_TASK PROMPT_
Output every line exactly as written. Leave out pictures.

_GIVEN DATA_
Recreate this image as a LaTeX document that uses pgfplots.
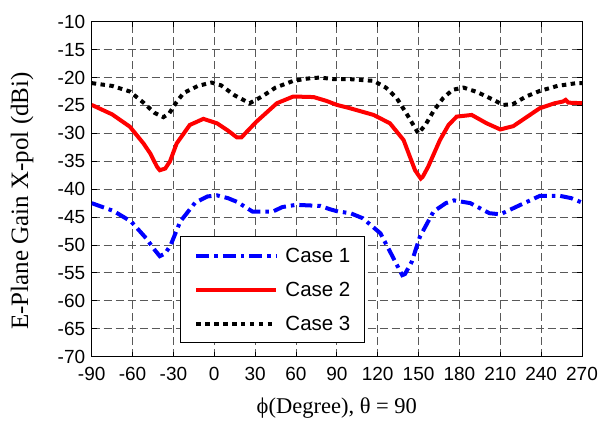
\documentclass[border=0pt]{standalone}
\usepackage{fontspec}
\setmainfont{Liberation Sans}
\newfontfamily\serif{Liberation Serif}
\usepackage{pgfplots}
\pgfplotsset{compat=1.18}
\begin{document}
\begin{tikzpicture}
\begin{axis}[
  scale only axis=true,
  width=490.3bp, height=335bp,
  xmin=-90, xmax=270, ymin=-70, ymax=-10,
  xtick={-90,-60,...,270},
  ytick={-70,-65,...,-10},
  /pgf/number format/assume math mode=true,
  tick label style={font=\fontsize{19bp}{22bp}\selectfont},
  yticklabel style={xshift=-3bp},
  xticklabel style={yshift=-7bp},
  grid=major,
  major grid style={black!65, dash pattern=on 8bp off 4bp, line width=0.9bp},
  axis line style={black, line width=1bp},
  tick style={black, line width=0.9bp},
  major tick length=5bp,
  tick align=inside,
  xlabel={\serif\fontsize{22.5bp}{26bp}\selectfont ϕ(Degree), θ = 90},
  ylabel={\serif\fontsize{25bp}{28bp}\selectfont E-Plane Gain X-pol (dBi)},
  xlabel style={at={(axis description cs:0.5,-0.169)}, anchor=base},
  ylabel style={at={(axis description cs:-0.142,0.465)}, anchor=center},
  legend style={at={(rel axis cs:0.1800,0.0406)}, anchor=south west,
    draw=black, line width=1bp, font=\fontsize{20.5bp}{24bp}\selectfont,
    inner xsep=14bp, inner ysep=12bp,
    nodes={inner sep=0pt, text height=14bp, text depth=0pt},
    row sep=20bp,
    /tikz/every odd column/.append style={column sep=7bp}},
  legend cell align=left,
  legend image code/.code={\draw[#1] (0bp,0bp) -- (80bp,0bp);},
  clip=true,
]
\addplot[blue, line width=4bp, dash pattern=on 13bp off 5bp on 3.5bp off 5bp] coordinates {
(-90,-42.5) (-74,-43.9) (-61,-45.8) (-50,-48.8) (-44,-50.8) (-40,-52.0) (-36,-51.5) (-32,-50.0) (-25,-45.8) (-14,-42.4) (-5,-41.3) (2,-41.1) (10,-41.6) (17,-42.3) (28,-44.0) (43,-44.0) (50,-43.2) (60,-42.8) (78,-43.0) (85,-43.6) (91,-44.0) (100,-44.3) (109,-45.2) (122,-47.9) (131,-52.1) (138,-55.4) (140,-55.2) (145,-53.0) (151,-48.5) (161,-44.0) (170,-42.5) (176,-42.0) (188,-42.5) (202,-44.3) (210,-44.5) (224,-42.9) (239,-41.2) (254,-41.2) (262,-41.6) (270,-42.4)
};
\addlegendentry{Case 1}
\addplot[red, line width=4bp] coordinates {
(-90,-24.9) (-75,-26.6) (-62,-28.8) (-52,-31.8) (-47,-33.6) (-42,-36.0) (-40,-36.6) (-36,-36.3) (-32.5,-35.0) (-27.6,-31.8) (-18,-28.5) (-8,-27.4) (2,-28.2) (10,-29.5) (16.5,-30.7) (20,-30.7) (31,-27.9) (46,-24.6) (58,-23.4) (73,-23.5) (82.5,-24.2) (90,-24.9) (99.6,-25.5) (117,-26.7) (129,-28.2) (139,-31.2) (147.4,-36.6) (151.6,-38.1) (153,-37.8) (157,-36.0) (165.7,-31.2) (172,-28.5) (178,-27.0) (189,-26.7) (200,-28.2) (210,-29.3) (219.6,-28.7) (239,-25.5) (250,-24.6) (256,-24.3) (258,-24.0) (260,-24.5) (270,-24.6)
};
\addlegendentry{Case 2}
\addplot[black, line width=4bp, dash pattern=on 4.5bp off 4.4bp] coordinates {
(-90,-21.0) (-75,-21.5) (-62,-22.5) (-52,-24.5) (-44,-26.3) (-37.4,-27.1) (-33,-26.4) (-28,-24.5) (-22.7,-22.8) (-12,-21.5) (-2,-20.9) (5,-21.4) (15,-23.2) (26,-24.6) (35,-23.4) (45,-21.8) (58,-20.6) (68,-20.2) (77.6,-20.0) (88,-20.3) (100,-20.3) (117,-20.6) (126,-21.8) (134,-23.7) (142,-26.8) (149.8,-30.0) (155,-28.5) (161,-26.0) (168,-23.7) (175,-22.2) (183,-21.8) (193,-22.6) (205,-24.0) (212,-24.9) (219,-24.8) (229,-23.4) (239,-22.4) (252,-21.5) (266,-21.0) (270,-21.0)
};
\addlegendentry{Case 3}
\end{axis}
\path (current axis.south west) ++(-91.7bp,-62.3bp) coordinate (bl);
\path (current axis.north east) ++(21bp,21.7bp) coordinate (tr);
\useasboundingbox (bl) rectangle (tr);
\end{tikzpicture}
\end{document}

_RESPONSE TO THIS TASK_
Recreate this image as a LaTeX document that uses pgfplots.
\documentclass[border=0pt]{standalone}
\usepackage{fontspec}
\setmainfont{Liberation Sans}
\newfontfamily\serif{Liberation Serif}
\usepackage{pgfplots}
\pgfplotsset{compat=1.18}
\begin{document}
\begin{tikzpicture}
\begin{axis}[
  scale only axis=true,
  width=490.3bp, height=335bp,
  xmin=-90, xmax=270, ymin=-70, ymax=-10,
  xtick={-90,-60,...,270},
  ytick={-70,-65,...,-10},
  /pgf/number format/assume math mode=true,
  tick label style={font=\fontsize{19bp}{22bp}\selectfont},
  yticklabel style={xshift=-3bp},
  xticklabel style={yshift=-7bp},
  grid=major,
  major grid style={black!65, dash pattern=on 8bp off 4bp, line width=0.9bp},
  axis line style={black, line width=1bp},
  tick style={black, line width=0.9bp},
  major tick length=5bp,
  tick align=inside,
  xlabel={\serif\fontsize{22.5bp}{26bp}\selectfont ϕ(Degree), θ = 90},
  ylabel={\serif\fontsize{25bp}{28bp}\selectfont E-Plane Gain X-pol (dBi)},
  xlabel style={at={(axis description cs:0.5,-0.169)}, anchor=base},
  ylabel style={at={(axis description cs:-0.142,0.465)}, anchor=center},
  legend style={at={(rel axis cs:0.1800,0.0406)}, anchor=south west,
    draw=black, line width=1bp, font=\fontsize{20.5bp}{24bp}\selectfont,
    inner xsep=14bp, inner ysep=12bp,
    nodes={inner sep=0pt, text height=14bp, text depth=0pt},
    row sep=20bp,
    /tikz/every odd column/.append style={column sep=7bp}},
  legend cell align=left,
  legend image code/.code={\draw[#1] (0bp,0bp) -- (80bp,0bp);},
  clip=true,
]
\addplot[blue, line width=4bp, dash pattern=on 13bp off 5bp on 3.5bp off 5bp] coordinates {
(-90,-42.5) (-74,-43.9) (-61,-45.8) (-50,-48.8) (-44,-50.8) (-40,-52.0) (-36,-51.5) (-32,-50.0) (-25,-45.8) (-14,-42.4) (-5,-41.3) (2,-41.1) (10,-41.6) (17,-42.3) (28,-44.0) (43,-44.0) (50,-43.2) (60,-42.8) (78,-43.0) (85,-43.6) (91,-44.0) (100,-44.3) (109,-45.2) (122,-47.9) (131,-52.1) (138,-55.4) (140,-55.2) (145,-53.0) (151,-48.5) (161,-44.0) (170,-42.5) (176,-42.0) (188,-42.5) (202,-44.3) (210,-44.5) (224,-42.9) (239,-41.2) (254,-41.2) (262,-41.6) (270,-42.4)
};
\addlegendentry{Case 1}
\addplot[red, line width=4bp] coordinates {
(-90,-24.9) (-75,-26.6) (-62,-28.8) (-52,-31.8) (-47,-33.6) (-42,-36.0) (-40,-36.6) (-36,-36.3) (-32.5,-35.0) (-27.6,-31.8) (-18,-28.5) (-8,-27.4) (2,-28.2) (10,-29.5) (16.5,-30.7) (20,-30.7) (31,-27.9) (46,-24.6) (58,-23.4) (73,-23.5) (82.5,-24.2) (90,-24.9) (99.6,-25.5) (117,-26.7) (129,-28.2) (139,-31.2) (147.4,-36.6) (151.6,-38.1) (153,-37.8) (157,-36.0) (165.7,-31.2) (172,-28.5) (178,-27.0) (189,-26.7) (200,-28.2) (210,-29.3) (219.6,-28.7) (239,-25.5) (250,-24.6) (256,-24.3) (258,-24.0) (260,-24.5) (270,-24.6)
};
\addlegendentry{Case 2}
\addplot[black, line width=4bp, dash pattern=on 4.5bp off 4.4bp] coordinates {
(-90,-21.0) (-75,-21.5) (-62,-22.5) (-52,-24.5) (-44,-26.3) (-37.4,-27.1) (-33,-26.4) (-28,-24.5) (-22.7,-22.8) (-12,-21.5) (-2,-20.9) (5,-21.4) (15,-23.2) (26,-24.6) (35,-23.4) (45,-21.8) (58,-20.6) (68,-20.2) (77.6,-20.0) (88,-20.3) (100,-20.3) (117,-20.6) (126,-21.8) (134,-23.7) (142,-26.8) (149.8,-30.0) (155,-28.5) (161,-26.0) (168,-23.7) (175,-22.2) (183,-21.8) (193,-22.6) (205,-24.0) (212,-24.9) (219,-24.8) (229,-23.4) (239,-22.4) (252,-21.5) (266,-21.0) (270,-21.0)
};
\addlegendentry{Case 3}
\end{axis}
\path (current axis.south west) ++(-91.7bp,-62.3bp) coordinate (bl);
\path (current axis.north east) ++(21bp,21.7bp) coordinate (tr);
\useasboundingbox (bl) rectangle (tr);
\end{tikzpicture}
\end{document}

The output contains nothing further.